(DO THIS)
Which lines hold the word "document"? Copy each of them.

(INPUT FOR THIS TASK)
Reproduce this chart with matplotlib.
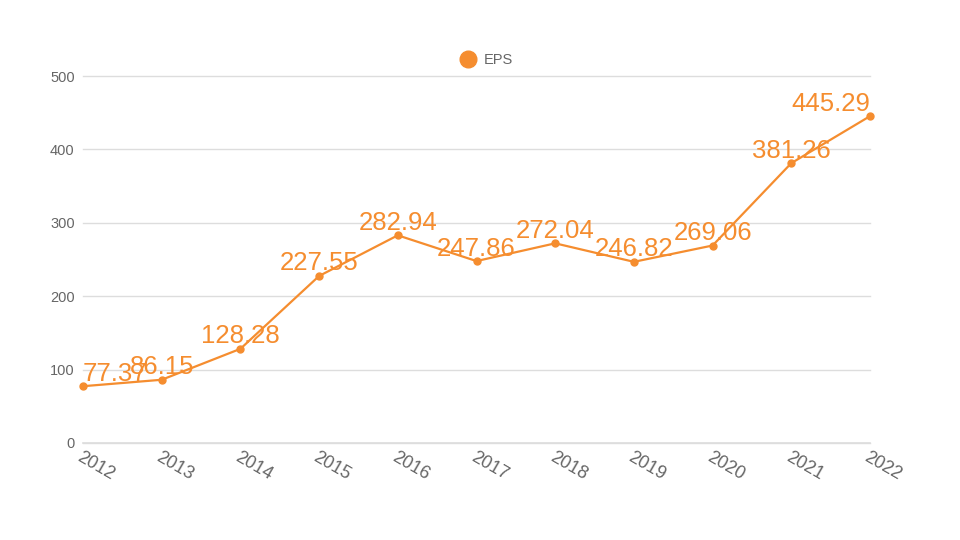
---
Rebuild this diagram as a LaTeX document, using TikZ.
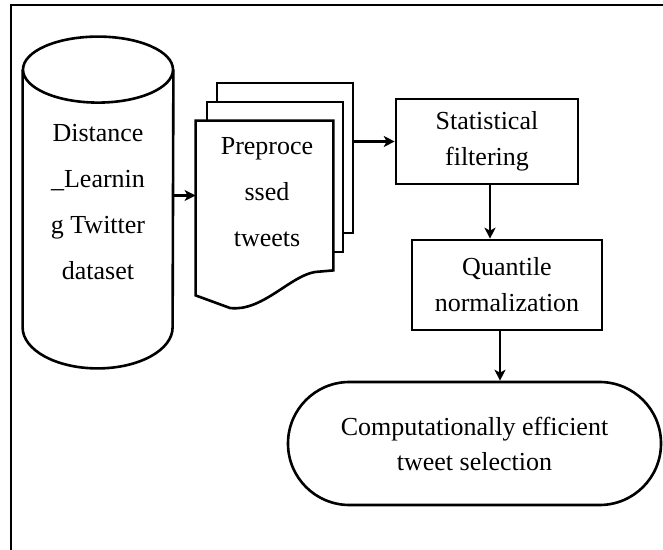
--
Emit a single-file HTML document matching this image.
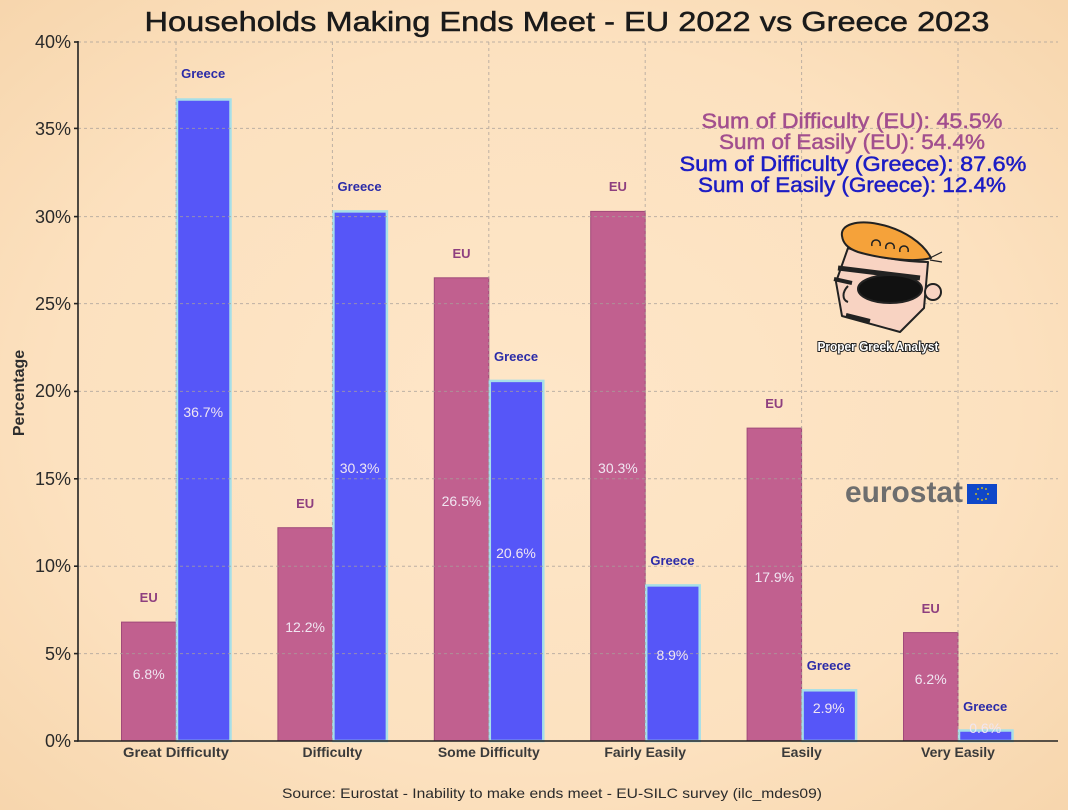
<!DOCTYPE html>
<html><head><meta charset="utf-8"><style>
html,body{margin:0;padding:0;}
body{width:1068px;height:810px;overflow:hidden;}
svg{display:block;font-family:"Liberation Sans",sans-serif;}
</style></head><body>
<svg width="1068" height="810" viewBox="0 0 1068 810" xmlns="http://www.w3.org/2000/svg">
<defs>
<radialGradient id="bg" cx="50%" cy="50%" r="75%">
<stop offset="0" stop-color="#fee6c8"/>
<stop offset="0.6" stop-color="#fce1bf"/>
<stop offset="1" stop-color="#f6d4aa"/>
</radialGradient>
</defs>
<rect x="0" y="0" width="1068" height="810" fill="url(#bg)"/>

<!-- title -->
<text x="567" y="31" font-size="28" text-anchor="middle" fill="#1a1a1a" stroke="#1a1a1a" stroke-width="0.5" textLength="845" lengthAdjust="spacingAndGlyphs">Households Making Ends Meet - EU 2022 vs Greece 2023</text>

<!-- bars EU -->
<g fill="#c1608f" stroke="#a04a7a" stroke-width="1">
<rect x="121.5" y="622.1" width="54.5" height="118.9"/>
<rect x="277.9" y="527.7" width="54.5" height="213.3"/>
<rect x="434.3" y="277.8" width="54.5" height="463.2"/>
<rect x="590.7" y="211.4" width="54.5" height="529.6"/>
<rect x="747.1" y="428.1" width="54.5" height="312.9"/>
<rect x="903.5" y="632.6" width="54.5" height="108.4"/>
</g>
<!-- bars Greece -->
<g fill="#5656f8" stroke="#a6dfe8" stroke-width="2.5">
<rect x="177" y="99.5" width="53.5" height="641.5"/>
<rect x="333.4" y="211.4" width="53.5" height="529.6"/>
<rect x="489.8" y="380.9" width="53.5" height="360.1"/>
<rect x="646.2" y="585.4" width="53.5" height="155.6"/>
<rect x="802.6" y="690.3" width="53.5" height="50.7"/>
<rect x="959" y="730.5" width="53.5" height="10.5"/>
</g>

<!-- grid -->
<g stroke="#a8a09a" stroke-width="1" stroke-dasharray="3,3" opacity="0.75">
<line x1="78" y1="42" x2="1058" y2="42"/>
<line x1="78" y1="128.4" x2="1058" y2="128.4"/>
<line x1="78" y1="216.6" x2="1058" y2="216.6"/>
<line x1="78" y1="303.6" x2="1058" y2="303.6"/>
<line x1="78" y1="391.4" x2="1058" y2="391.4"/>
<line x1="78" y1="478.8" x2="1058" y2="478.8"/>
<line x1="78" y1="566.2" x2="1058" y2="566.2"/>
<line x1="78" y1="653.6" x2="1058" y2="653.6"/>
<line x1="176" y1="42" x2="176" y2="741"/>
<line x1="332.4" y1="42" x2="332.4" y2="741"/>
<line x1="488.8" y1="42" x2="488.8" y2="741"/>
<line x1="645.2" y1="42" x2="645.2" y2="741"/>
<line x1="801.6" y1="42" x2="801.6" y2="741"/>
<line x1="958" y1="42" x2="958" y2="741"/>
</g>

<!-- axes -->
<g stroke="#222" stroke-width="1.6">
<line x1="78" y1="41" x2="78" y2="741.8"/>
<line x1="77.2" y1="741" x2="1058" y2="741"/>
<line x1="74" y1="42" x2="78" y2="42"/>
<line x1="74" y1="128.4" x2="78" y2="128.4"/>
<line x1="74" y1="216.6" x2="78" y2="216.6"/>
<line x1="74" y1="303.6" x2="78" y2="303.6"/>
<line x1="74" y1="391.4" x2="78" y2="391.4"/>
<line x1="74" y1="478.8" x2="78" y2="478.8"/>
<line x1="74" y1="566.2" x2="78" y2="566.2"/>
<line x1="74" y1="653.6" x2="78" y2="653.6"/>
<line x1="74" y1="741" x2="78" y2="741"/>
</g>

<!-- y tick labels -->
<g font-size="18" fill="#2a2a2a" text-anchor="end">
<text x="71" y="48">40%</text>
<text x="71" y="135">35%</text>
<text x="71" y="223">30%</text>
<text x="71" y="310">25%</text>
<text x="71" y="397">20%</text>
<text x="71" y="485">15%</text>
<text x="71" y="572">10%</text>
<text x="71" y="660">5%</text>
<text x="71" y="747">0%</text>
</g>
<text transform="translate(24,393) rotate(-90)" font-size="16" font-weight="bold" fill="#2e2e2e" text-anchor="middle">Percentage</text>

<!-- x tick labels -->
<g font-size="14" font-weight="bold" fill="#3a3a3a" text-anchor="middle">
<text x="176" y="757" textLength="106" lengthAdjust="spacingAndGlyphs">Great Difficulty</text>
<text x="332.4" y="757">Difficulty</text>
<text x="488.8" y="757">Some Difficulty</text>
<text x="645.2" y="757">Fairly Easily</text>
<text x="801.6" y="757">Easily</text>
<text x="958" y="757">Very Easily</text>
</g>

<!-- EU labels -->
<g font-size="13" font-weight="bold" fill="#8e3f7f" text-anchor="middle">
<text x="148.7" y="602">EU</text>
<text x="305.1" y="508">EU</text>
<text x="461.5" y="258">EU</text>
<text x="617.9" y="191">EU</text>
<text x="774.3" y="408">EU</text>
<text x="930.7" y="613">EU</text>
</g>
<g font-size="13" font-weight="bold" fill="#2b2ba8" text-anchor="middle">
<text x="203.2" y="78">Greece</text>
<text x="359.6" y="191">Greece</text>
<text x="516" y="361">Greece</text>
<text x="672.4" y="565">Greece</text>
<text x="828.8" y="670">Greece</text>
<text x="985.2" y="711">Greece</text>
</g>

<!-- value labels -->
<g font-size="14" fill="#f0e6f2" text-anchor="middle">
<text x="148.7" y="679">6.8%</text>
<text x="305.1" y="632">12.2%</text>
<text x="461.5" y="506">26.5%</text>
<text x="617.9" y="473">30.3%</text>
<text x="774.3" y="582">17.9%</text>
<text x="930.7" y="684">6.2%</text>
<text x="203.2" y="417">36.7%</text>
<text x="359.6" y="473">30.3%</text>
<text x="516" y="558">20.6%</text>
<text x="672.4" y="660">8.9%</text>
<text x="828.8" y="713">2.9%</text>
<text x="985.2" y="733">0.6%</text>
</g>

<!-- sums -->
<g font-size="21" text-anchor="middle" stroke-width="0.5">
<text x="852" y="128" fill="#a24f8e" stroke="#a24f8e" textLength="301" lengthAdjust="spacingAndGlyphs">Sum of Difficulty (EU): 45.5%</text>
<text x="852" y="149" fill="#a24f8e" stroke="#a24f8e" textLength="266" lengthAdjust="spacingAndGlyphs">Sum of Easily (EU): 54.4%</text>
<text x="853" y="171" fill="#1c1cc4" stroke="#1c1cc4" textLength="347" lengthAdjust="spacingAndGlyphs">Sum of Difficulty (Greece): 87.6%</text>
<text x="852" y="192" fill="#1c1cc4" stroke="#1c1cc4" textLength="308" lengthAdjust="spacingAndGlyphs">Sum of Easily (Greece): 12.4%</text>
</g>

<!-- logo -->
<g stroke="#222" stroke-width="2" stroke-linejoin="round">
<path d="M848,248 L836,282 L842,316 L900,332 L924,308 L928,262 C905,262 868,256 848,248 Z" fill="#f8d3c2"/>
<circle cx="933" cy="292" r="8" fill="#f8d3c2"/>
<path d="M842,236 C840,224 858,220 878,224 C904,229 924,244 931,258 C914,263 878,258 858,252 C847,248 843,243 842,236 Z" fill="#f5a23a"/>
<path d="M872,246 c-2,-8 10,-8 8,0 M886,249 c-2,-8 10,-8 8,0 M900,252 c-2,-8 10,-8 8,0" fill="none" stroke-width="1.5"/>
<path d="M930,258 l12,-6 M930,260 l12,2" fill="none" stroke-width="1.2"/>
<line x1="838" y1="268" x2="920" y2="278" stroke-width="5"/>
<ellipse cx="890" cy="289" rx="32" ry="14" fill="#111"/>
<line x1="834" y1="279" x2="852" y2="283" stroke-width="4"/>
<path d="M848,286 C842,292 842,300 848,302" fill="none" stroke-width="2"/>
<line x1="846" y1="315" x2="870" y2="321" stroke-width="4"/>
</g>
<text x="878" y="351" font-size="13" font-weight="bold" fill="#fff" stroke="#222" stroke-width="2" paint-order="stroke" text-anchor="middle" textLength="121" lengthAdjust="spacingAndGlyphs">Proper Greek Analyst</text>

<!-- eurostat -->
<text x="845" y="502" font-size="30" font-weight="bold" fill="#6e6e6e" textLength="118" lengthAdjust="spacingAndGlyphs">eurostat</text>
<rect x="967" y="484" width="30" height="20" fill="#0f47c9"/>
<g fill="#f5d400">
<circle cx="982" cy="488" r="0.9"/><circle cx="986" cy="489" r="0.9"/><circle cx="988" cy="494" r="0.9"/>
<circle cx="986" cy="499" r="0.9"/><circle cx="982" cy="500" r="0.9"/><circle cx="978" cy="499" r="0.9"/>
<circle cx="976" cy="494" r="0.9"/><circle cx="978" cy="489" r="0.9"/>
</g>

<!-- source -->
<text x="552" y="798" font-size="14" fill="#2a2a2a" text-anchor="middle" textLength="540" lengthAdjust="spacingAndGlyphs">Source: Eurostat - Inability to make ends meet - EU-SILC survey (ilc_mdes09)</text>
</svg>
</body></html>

(EXERCISE ANSWER)
Rebuild this diagram as a LaTeX document, using TikZ.
Emit a single-file HTML document matching this image.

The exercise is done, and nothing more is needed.